Inflation assessment:

  • Even if the RBI is guided by headline inflation numbers for policy-making purposes, the divergence in major components of inflation creates the dilemma of whether to lower the rate or not.
  • RBI Governor acknowledged that the divergences and volatility among the components becomes a challenge for assessment of inflation. Some of the major components like inflation in food, fuel, and inflation excluding food and fuel, have shown wide divergences.
  • Food inflation has turned negative since October 2018 and fuel inflation has been highly volatile, inflation, excluding food and fuel, remains sticky at close to 6%.
  • Core inflation hardened to 5.4% from 4.9% last month, it should reverse with oil and commodity prices coming off. It has been tracked January inflation at 2.7% with food deflation persisting.

Reason for dilemma: Dilemma is the upcoming Budget on February 1. Traditionally, election years have seen only a vote-on-account in which no major announcements are made. However, this year could be an exception as Finance Minister Arun Jaitley indicated at a recent event.


Possibilities: There is the expectation of a major announcement from the government for the rural economy due to the stress faced by the farm sector. If that happens, then RBI would like to watch for implications on inflation as well as on fiscal deficit.

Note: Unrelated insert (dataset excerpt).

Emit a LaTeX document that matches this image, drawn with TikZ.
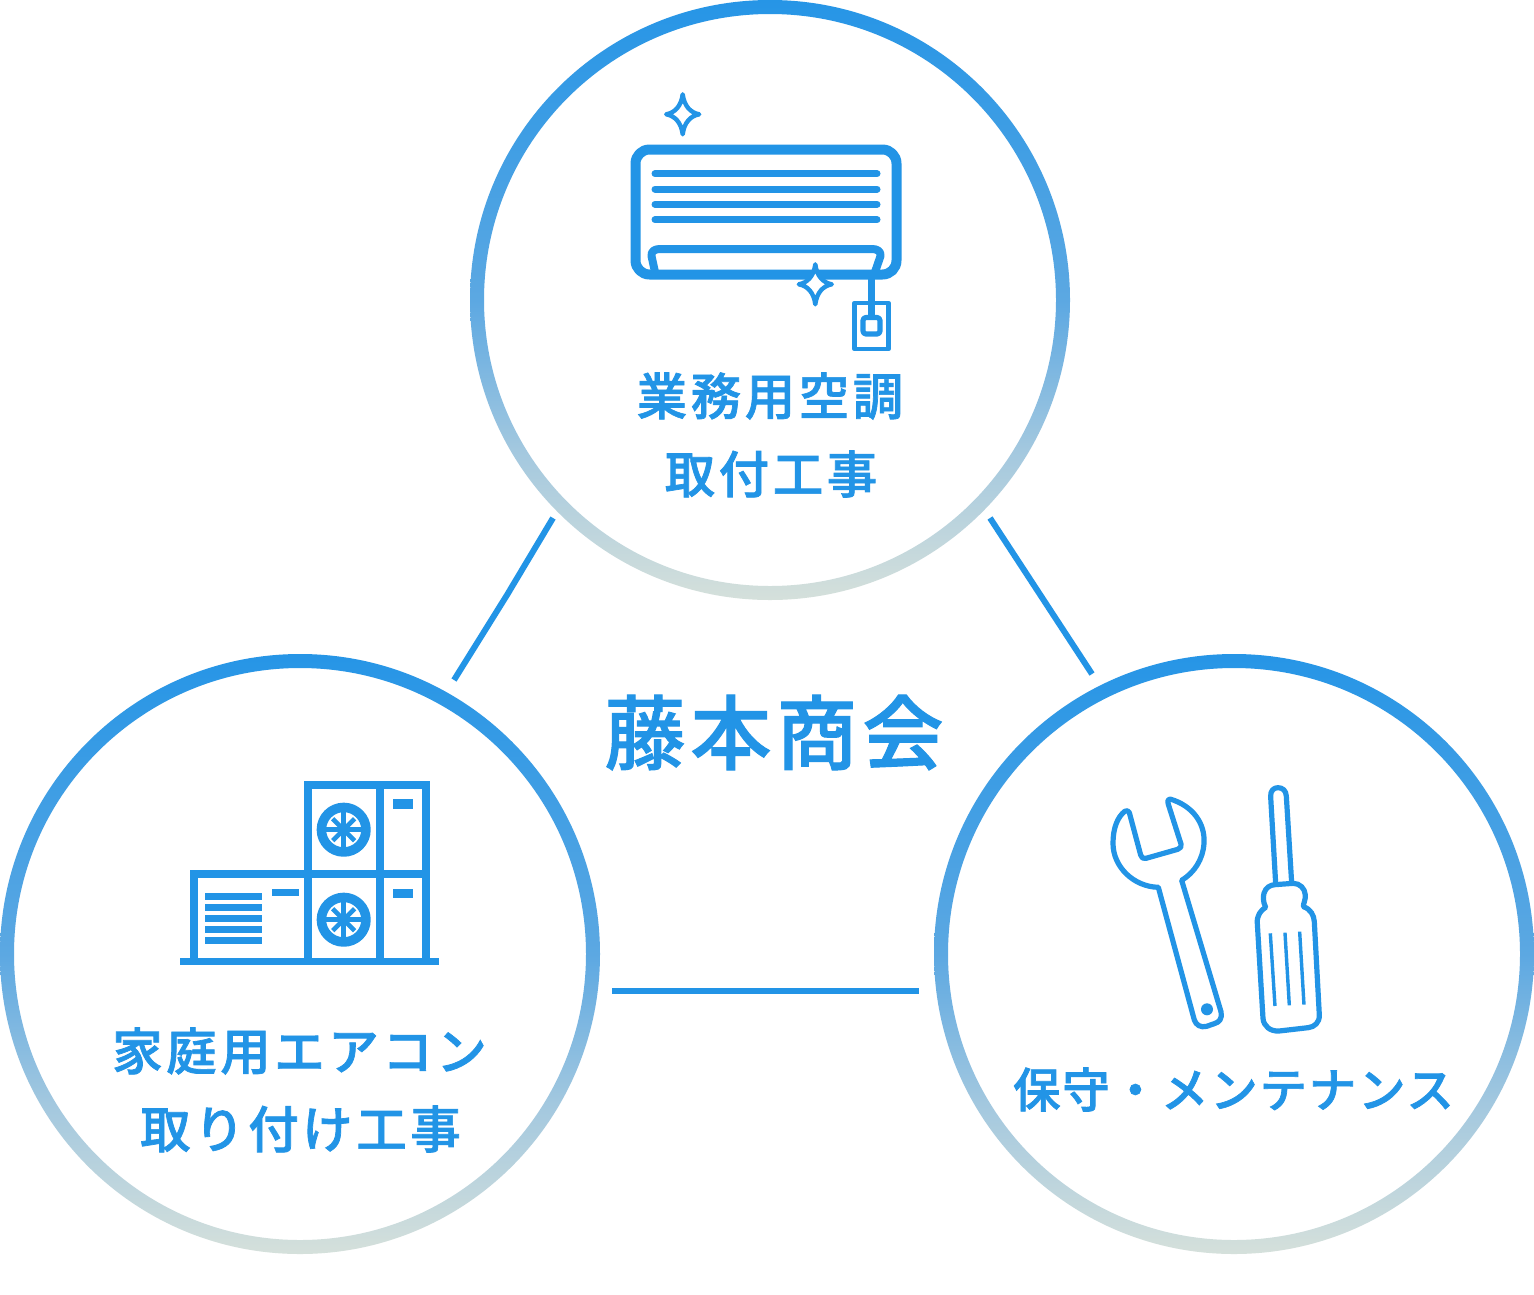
\documentclass[tikz,border=0pt]{standalone}
\usepackage{fontspec}
\newfontfamily\jpfont[LetterSpace=7.2]{Noto Sans CJK JP Medium}
\newfontfamily\jpfontk[LetterSpace=4]{Noto Sans CJK JP Medium}
\newfontfamily\jpfontb[LetterSpace=6.2]{Noto Sans CJK JP Medium}
\definecolor{bl}{HTML}{2294E6}
\definecolor{ringtop}{HTML}{2695E6}
\definecolor{ringa}{HTML}{5CA8E2}
\definecolor{ringb}{HTML}{A3C8DF}
\definecolor{ringbot}{HTML}{D5E0DB}
\pgfdeclareverticalshading{ringsh}{100bp}{color(0bp)=(ringbot); color(25bp)=(ringbot); color(37.5bp)=(ringb); color(50bp)=(ringa); color(75bp)=(ringtop); color(100bp)=(ringtop)}
\newcommand{\heavy}[2]{\special{pdf:code 2 Tr #1 w}#2\special{pdf:code 0 Tr}}
\tikzset{
  conn/.style={bl,line width=6pt},
  label/.style={text=bl,font=\fontsize{50.4}{50}\selectfont\jpfont,inner sep=0pt,anchor=center},
  labelk/.style={text=bl,font=\fontsize{47.4}{47}\selectfont\jpfontk,inner sep=0pt,anchor=center},
  title/.style={text=bl,font=\fontsize{81}{80}\selectfont\jpfontb,inner sep=0pt,anchor=center},
  ic/.style={bl,line width=#1,line join=round},
  sparkle/.style={bl,fill=white,line width=4.4pt,line cap=round,line join=round},
  box/.style={fill=bl,draw=none},
}
\newcommand{\ringat}[2]{%
  \shade[shading=ringsh,even odd rule]
    (#1,#2) circle (300) (#1,#2) circle (286);}
\newcommand{\sparkleat}[2]{%
  \draw[sparkle,shift={(#1,#2)}] (0,-20) .. controls (1.5,-8) and (8,-1.5) .. (16.5,0)
     .. controls (8,1.5) and (1.5,8) .. (0,20)
     .. controls (-1.5,8) and (-8,1.5) .. (-16.5,0)
     .. controls (-8,-1.5) and (-1.5,-8) .. cycle;}
\newcommand{\fanat}[2]{%
  \draw[ic=9.5pt] (#1,#2) circle (22.3);
  \foreach \a in {0,90,180,270}{\draw[ic=4.6pt] (#1,#2) -- ++(\a:18);}
  \foreach \a in {45,135,225,315}{\draw[ic=4.6pt] (#1,#2) -- ++(\a:15.5);}
  \fill[bl] (#1,#2) circle (4);}
\begin{document}
\begin{tikzpicture}[x=1pt,y=-1pt]
\useasboundingbox (0,0) rectangle (1534,1294);
\fill[white] (0,0) rectangle (1534,1294);
\ringat{770}{300}
\ringat{300}{954}
\ringat{1234}{954}
% connectors
\coordinate (c1a) at (553,518);
\coordinate (c1m) at (507,595);
\coordinate (c1b) at (454,680);
\coordinate (c2a) at (990,518);
\coordinate (c2b) at (1092,674);
\coordinate (c3a) at (612,990.5);
\coordinate (c3b) at (919,990.5);
\draw[conn] (c1a) -- (c1m) -- (c1b);
\draw[conn] (c2a) -- (c2b);
\draw[conn] (c3a) -- (c3b);
% texts
\node[title] (t0) at (774,732.5) {\heavy{1.0}{藤本商会}};
\node[label] (t1) at (770,396) {\heavy{0.7}{業務用空調}};
\node[label] (t2) at (771,474) {\heavy{0.7}{取付工事}};
\node[label] (t3) at (299.5,1051) {\heavy{0.7}{家庭用エアコン}};
\node[label] (t4) at (300.5,1129) {\heavy{0.7}{取り付け工事}};
\node[labelk] (t5) at (1233.5,1089.5) {\heavy{0.7}{保守・メンテナンス}};
% air conditioner
\draw[ic=10pt] (649.5,149.5) -- (882.5,149.5) arc (-90:0:14) -- (896.5,260.5) arc (0:90:14) -- (649.5,274.5) arc (90:180:14) -- (635.5,163.5) arc (180:270:14) -- cycle;
\foreach \y in {173.7,189,204.3,219.7}{\draw[ic=7pt,line cap=round] (655,\y) -- (877,\y);}
\draw[ic=8pt] (655,272) -- (651.5,256) .. controls (651,251) and (655,249) .. (660,249) -- (872,249) .. controls (877,249) and (881,251) .. (880.5,256) -- (875,272);
\draw[ic=7pt] (871,274) -- (871,318);
\draw[ic=4.6pt] (854.5,303) rectangle (888.5,349);
\draw[ic=5.2pt,rounded corners=3pt] (863,317.5) rectangle (880,334);
\sparkleat{682.7}{114.3}
\sparkleat{815.3}{284.3}
% outdoor units
\draw[ic=8pt,line join=miter] (307.7,958) -- (307.7,785.3) -- (426,785.3) -- (426,958);
\draw[ic=8pt] (380,785) -- (380,958);
\draw[ic=8pt,line join=miter] (194,958) -- (194,874.3) -- (426,874.3);
\fill[box] (180,958) rectangle (439,965.3);
\fanat{343.7}{829.7}
\fanat{343.7}{919.7}
\fill[box] (392.7,799.3) rectangle (413,808.7);
\fill[box] (392.7,889) rectangle (413,898.3);
\fill[box] (271.7,889) rectangle (299,896);
\foreach \y in {893,904,915,926,937}{\fill[box] (205.3,\y) rectangle (261.7,\y+6.7);}
% tools
\begin{scope}[shift={(1090,770)},x=0.3333pt,y=-0.3333pt]
\draw[ic=5.2pt]
 (240,87) .. controls (308,107) and (346,160) .. (342,220)
 .. controls (339,268) and (313,308) .. (275,331)
 -- (393,725) .. controls (398,745) and (388,757) .. (373,761)
 -- (350,769) .. controls (332,774) and (318,765) .. (313,750)
 -- (205,352) .. controls (130,350) and (69,290) .. (69,220)
 .. controls (69,175) and (82,142) .. (104,124)
 .. controls (110,120) and (116,122) .. (118,128)
 -- (152,255) .. controls (154,264) and (160,267) .. (168,265)
 -- (263,238) .. controls (272,235) and (275,230) .. (273,222)
 -- (235,103) .. controls (232,93) and (234,86) .. cycle;
\fill[bl] (351,718) circle (18);
\draw[ic=5.2pt] (557,340) -- (542,80) .. controls (541,62) and (551,53) .. (564,53)
 .. controls (578,53) and (588,62) .. (589,78) -- (605,338);
\draw[ic=5.2pt]
 (527,412) .. controls (518,395) and (520,378) .. (522,370)
 .. controls (527,352) and (541,345) .. (555,344)
 -- (610,340) .. controls (630,340) and (645,356) .. (646,375)
 .. controls (647,390) and (640,400) .. (640,410)
 .. controls (662,417) and (672,436) .. (673,455)
 -- (688,735) .. controls (689,758) and (673,771) .. (655,773)
 -- (568,783) .. controls (541,785) and (521,769) .. (519,745)
 -- (502,460) .. controls (500,437) and (512,421) .. cycle;
\foreach \a/\b/\c/\d in {541/490/555/708,585/488/598/706,629/485/642/704}{\draw[ic=3.4pt] (\a,\b) -- (\c,\d);}
\end{scope}
\end{tikzpicture}
\end{document}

Conclusion: Even though all above, there are some distressed sectors like agriculture, MSMEs which are in need of desperate support from the government. The current situation specifically says liquidity is required in the economy, distress sectors need to be taken care of, banks need to expand credit, and there is a resource constraint from the government side. So, there is a possibility think to a scope for expansionary policy when inflation is under control.